演技経験のない現地の人々を起用しての撮影とのことで、人々の表情にリアリティがあった。鳥葬や、雪中行軍、旅を案ずるまじないの儀式など、現代社会に生きる自分には想像を絶する、彼らの営みがリアルに描かれている。脅威であり、また恵みももたらす自然と永く共生してきた彼らの知恵は、ただただ神秘的に映った。

監督は写真家でもあるエリック・ヴァリ。写真家ならではの、美しい映像の切り取りかたが秀逸。1980年代からこの地に住み、映画「セブン・イヤーズ・イン・チベット」ではユニット・ディレクターも努めたそうだ。
製作・脚本協力は俳優でもあり、「ミクロコスモス」の製作や「WATARIDORI」の製作総指揮に携わったジャック・ペラン。
音楽は「ミクロコスモス」のブリュノ・クーレ。

オール・ロケを敢行した標高5,000メートルを超えるヒマラヤ山脈の映像は圧巻。そしてブリュノ・クーレの音楽との融合がただただ美しい。

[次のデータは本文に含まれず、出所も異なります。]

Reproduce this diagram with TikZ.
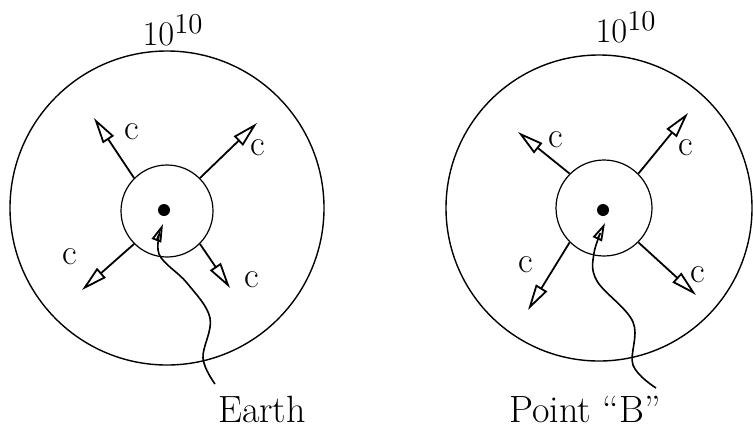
\documentclass[tikz,border=0pt]{standalone}
\usetikzlibrary{arrows.meta}

\begin{document}
\begin{tikzpicture}[
x=0.5pt, y=-0.5pt,
ring/.style={
	circle,
	draw,
	line width=0.7pt,
	inner sep=0pt
},
core/.style={
	circle,
	draw,
	line width=0.6pt,
	inner sep=0pt
},
dot/.style={circle, fill, inner sep=0pt, minimum size=6pt},
ray/.style={-{Triangle[open, length=13pt, width=6.5pt, line width=0.9pt]}, line width=0.9pt},
pointer/.style={-{Triangle[open, length=9pt, width=5pt, line width=0.9pt]}, line width=0.8pt},
speed/.style={font=\fontsize{18}{20}\selectfont},
tag/.style={font=\fontsize{19}{22}\selectfont}
]
\useasboundingbox (0,0) rectangle (753,434);

% Earth
\node[ring, minimum size=157pt] (earthring) at (167,208) {};
\node[core, minimum size=46pt] (earthcore) at (167,211) {};
\node[dot] (earthdot) at (164,210) {};
\node[tag] (earthscale) at (173,30) {$10^{10}$};

\coordinate (earthul) at (94,118);
\coordinate (earthur) at (257,123);
\coordinate (earthll) at (82,290);
\coordinate (earthlr) at (230,288);

\draw[ray] (earthcore.135) -- (earthul);
\draw[ray] (earthcore.45) -- (earthur);
\draw[ray] (earthcore.225) -- (earthll);
\draw[ray] (earthcore.315) -- (earthlr);

\node[speed] (earthcul) at (132,132) {c};
\node[speed] (earthcur) at (258,148) {c};
\node[speed] (earthcll) at (70,257) {c};
\node[speed] (earthclr) at (252,280) {c};

\node[tag] (earth) at (262,409) {Earth};
\coordinate (earthtail) at (215,384);
\coordinate (earthhead) at (163,224);
\draw[pointer] plot[smooth, tension=0.6] coordinates {
	(earthtail) (203,358) (210,318) (187,283) (159,254) (earthhead)};

% Point B
\node[ring, minimum size=153pt] (pointring) at (599,208) {};
\node[core, minimum size=48pt] (pointcore) at (604,208) {};
\node[dot] (pointdot) at (603,210) {};
\node[tag] (pointscale) at (626,27) {$10^{10}$};

\coordinate (pointul) at (518,132);
\coordinate (pointur) at (688,113);
\coordinate (pointll) at (528,310);
\coordinate (pointlr) at (696,295);

\draw[ray] (pointcore.135) -- (pointul);
\draw[ray] (pointcore.45) -- (pointur);
\draw[ray] (pointcore.225) -- (pointll);
\draw[ray] (pointcore.315) -- (pointlr);

\node[speed] (pointcul) at (556,140) {c};
\node[speed] (pointcur) at (686,148) {c};
\node[speed] (pointcll) at (526,265) {c};
\node[speed] (pointclr) at (698,275) {c};

\node[tag] (point) at (585,409) {Point ``B''};
\coordinate (pointtail) at (656,388);
\coordinate (pointhead) at (605,223);
\draw[pointer] plot[smooth, tension=0.6] coordinates {
	(pointtail) (633,365) (633,322) (597,281) (594,253) (pointhead)};

\end{tikzpicture}
\end{document}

彼らと密接に関わるヤクたちとの暮らしに、「もののけ姫」を観たときのような、自然や動物と共生する人間本来の暮らしの原風景の美しさ、尊さを感じた。生死をかけた雪中行軍のシーンでは「八甲田山」を彷彿とさせるような、雪山の恐ろしさに震えた。時に神のように、時に悪魔のように人を翻弄する、ヒマラヤの山々の神々しさに畏れを抱かずにはいられなかった。山には人智を越えた力があって、神々が住んでいると信じてきた民の心がわかる気がした。